== OBJECTIVE ==
Write out the listing below in full and exactly, leaving out every picture.

== DATASET SECTION ==
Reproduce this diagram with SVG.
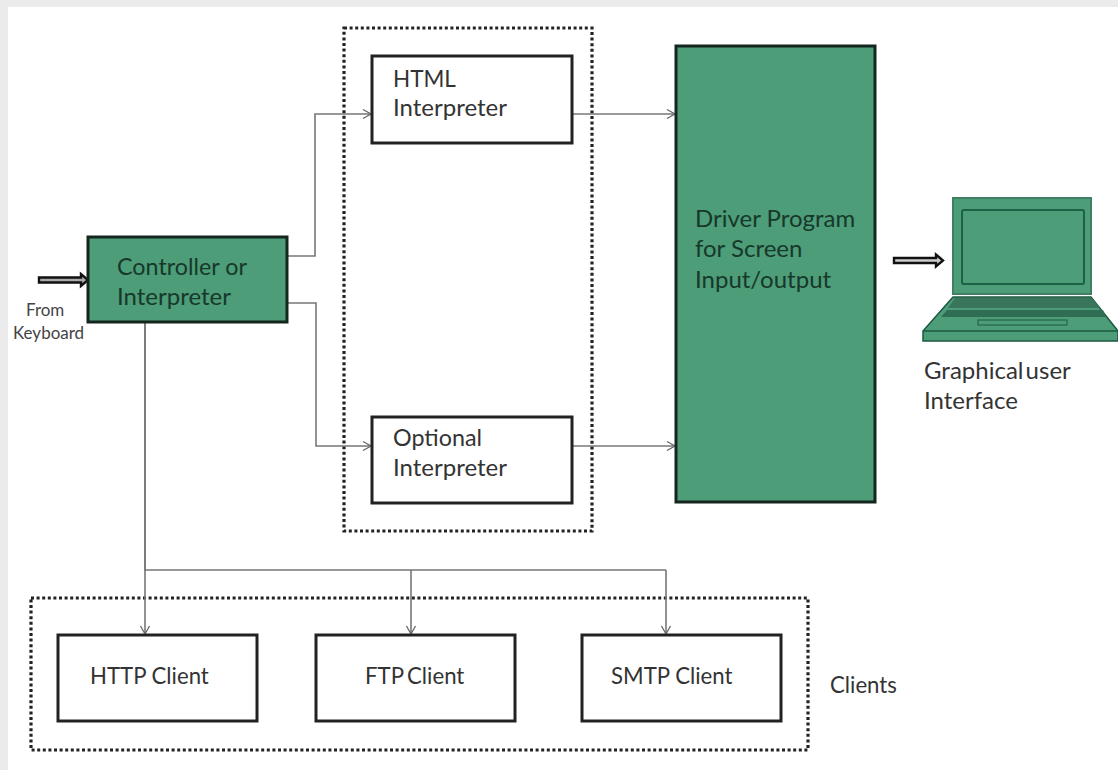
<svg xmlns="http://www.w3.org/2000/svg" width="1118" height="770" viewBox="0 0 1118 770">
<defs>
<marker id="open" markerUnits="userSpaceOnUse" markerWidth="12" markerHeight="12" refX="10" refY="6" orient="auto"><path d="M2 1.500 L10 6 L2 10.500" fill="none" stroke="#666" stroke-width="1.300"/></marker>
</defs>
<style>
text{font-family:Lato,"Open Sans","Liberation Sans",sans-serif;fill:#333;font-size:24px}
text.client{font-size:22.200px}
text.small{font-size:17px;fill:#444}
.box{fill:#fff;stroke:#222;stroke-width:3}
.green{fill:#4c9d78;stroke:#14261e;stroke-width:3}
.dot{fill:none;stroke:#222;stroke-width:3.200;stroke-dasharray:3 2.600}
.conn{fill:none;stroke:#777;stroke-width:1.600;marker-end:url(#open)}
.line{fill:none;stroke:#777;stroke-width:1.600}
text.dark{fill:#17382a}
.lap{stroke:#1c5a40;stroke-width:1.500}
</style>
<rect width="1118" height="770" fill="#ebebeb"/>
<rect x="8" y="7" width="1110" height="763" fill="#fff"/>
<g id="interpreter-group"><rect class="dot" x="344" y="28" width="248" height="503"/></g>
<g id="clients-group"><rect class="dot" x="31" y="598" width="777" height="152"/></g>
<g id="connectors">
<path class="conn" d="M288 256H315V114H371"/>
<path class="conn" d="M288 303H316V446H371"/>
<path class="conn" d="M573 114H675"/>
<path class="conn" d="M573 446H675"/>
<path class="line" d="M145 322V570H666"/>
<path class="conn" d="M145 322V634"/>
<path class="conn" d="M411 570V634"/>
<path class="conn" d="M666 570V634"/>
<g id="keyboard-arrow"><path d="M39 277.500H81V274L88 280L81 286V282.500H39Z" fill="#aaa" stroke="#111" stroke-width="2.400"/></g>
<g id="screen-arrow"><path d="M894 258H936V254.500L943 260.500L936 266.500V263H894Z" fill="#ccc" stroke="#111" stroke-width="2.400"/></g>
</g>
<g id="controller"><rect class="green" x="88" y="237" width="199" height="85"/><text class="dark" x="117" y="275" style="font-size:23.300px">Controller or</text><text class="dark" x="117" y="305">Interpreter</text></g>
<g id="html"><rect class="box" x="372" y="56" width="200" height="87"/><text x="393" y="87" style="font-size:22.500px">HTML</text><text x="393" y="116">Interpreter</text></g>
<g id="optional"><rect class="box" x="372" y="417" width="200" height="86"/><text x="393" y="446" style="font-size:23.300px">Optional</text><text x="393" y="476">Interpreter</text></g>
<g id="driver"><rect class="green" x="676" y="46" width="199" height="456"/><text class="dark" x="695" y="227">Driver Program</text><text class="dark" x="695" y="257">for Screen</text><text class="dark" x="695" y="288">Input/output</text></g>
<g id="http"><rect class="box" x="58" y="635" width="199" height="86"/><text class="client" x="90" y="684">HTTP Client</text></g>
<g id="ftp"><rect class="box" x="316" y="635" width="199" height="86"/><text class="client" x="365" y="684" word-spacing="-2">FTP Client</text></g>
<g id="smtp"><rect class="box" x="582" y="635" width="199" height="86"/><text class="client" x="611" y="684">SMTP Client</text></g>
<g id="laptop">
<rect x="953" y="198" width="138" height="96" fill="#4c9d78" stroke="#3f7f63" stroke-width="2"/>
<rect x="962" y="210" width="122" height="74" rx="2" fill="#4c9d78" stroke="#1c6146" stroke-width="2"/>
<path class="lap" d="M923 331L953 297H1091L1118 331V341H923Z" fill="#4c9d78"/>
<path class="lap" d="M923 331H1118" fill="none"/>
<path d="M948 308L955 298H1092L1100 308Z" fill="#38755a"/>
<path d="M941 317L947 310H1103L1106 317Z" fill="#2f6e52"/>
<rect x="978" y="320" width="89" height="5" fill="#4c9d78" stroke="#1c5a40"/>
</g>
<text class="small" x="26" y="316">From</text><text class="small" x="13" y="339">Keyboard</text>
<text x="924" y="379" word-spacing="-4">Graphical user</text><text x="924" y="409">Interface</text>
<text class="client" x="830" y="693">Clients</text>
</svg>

== COMPLETE RESPONSE ==
Reproduce this diagram with SVG.
<svg xmlns="http://www.w3.org/2000/svg" width="1118" height="770" viewBox="0 0 1118 770">
<defs>
<marker id="open" markerUnits="userSpaceOnUse" markerWidth="12" markerHeight="12" refX="10" refY="6" orient="auto"><path d="M2 1.500 L10 6 L2 10.500" fill="none" stroke="#666" stroke-width="1.300"/></marker>
</defs>
<style>
text{font-family:Lato,"Open Sans","Liberation Sans",sans-serif;fill:#333;font-size:24px}
text.client{font-size:22.200px}
text.small{font-size:17px;fill:#444}
.box{fill:#fff;stroke:#222;stroke-width:3}
.green{fill:#4c9d78;stroke:#14261e;stroke-width:3}
.dot{fill:none;stroke:#222;stroke-width:3.200;stroke-dasharray:3 2.600}
.conn{fill:none;stroke:#777;stroke-width:1.600;marker-end:url(#open)}
.line{fill:none;stroke:#777;stroke-width:1.600}
text.dark{fill:#17382a}
.lap{stroke:#1c5a40;stroke-width:1.500}
</style>
<rect width="1118" height="770" fill="#ebebeb"/>
<rect x="8" y="7" width="1110" height="763" fill="#fff"/>
<g id="interpreter-group"><rect class="dot" x="344" y="28" width="248" height="503"/></g>
<g id="clients-group"><rect class="dot" x="31" y="598" width="777" height="152"/></g>
<g id="connectors">
<path class="conn" d="M288 256H315V114H371"/>
<path class="conn" d="M288 303H316V446H371"/>
<path class="conn" d="M573 114H675"/>
<path class="conn" d="M573 446H675"/>
<path class="line" d="M145 322V570H666"/>
<path class="conn" d="M145 322V634"/>
<path class="conn" d="M411 570V634"/>
<path class="conn" d="M666 570V634"/>
<g id="keyboard-arrow"><path d="M39 277.500H81V274L88 280L81 286V282.500H39Z" fill="#aaa" stroke="#111" stroke-width="2.400"/></g>
<g id="screen-arrow"><path d="M894 258H936V254.500L943 260.500L936 266.500V263H894Z" fill="#ccc" stroke="#111" stroke-width="2.400"/></g>
</g>
<g id="controller"><rect class="green" x="88" y="237" width="199" height="85"/><text class="dark" x="117" y="275" style="font-size:23.300px">Controller or</text><text class="dark" x="117" y="305">Interpreter</text></g>
<g id="html"><rect class="box" x="372" y="56" width="200" height="87"/><text x="393" y="87" style="font-size:22.500px">HTML</text><text x="393" y="116">Interpreter</text></g>
<g id="optional"><rect class="box" x="372" y="417" width="200" height="86"/><text x="393" y="446" style="font-size:23.300px">Optional</text><text x="393" y="476">Interpreter</text></g>
<g id="driver"><rect class="green" x="676" y="46" width="199" height="456"/><text class="dark" x="695" y="227">Driver Program</text><text class="dark" x="695" y="257">for Screen</text><text class="dark" x="695" y="288">Input/output</text></g>
<g id="http"><rect class="box" x="58" y="635" width="199" height="86"/><text class="client" x="90" y="684">HTTP Client</text></g>
<g id="ftp"><rect class="box" x="316" y="635" width="199" height="86"/><text class="client" x="365" y="684" word-spacing="-2">FTP Client</text></g>
<g id="smtp"><rect class="box" x="582" y="635" width="199" height="86"/><text class="client" x="611" y="684">SMTP Client</text></g>
<g id="laptop">
<rect x="953" y="198" width="138" height="96" fill="#4c9d78" stroke="#3f7f63" stroke-width="2"/>
<rect x="962" y="210" width="122" height="74" rx="2" fill="#4c9d78" stroke="#1c6146" stroke-width="2"/>
<path class="lap" d="M923 331L953 297H1091L1118 331V341H923Z" fill="#4c9d78"/>
<path class="lap" d="M923 331H1118" fill="none"/>
<path d="M948 308L955 298H1092L1100 308Z" fill="#38755a"/>
<path d="M941 317L947 310H1103L1106 317Z" fill="#2f6e52"/>
<rect x="978" y="320" width="89" height="5" fill="#4c9d78" stroke="#1c5a40"/>
</g>
<text class="small" x="26" y="316">From</text><text class="small" x="13" y="339">Keyboard</text>
<text x="924" y="379" word-spacing="-4">Graphical user</text><text x="924" y="409">Interface</text>
<text class="client" x="830" y="693">Clients</text>
</svg>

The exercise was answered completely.